I’m going to take a quick walk and grab some lunch before I attend the 1:30 (PST) session on book publishing, but this afternoon will be busy and enjoyable, too. At 4:30, I’m attending the AALS reception to mingle with others from across the country before I attend a reception and dinner for several female deans who are stepping down this year. After that, I’m meeting my friend and former boss, Stephen Mazza, for coffee/tea to catch up.
Hope all of you are staying warm.
Wednesday, Jan. 3, 2018
Tuesday, Jan. 2, 2018
It’s great to be back in the college this morning after our new year’s holiday. I’m energized for a fantastic 2018! It’s still quiet in the hallways, as the students don’t start classes again for another week, and many faculty are working on their research and wrapping up grading from home. This has allowed me to catch up on my mail, and meet with some of my leadership team. We each set goals for the new year and brain storm on strategies to begin the year with a positive momentum.

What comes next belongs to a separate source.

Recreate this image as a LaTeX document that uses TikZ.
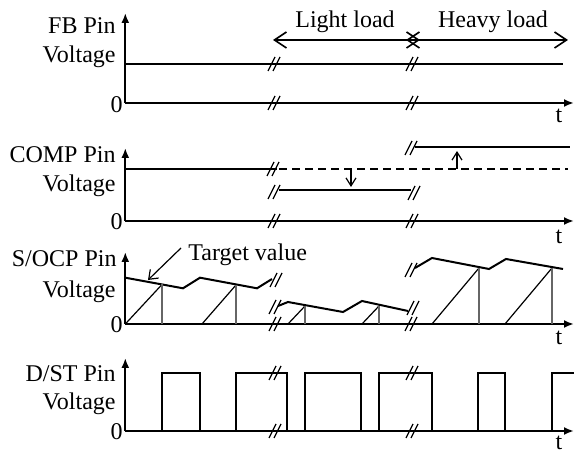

In addition to these meetings, I’m writing thank you notes to gracious end-of-year donors and preparing for my trip to San Diego, which begins tomorrow, for the yearly meeting of law professors and law deans. My friend, Paul Marcus, a law professor at William & Mary, is the outgoing president of the organization (the Association of American Law Schools) that hosts the meeting. I’ll be able to visit with Paul and many colleagues from across the country while I’m there. It’s a long way to travel for a meeting, but it’s always an information-packed conference. And, this year, we are co-hosting a women’s leadership in academia event with the University of Georgia on Jan. 5.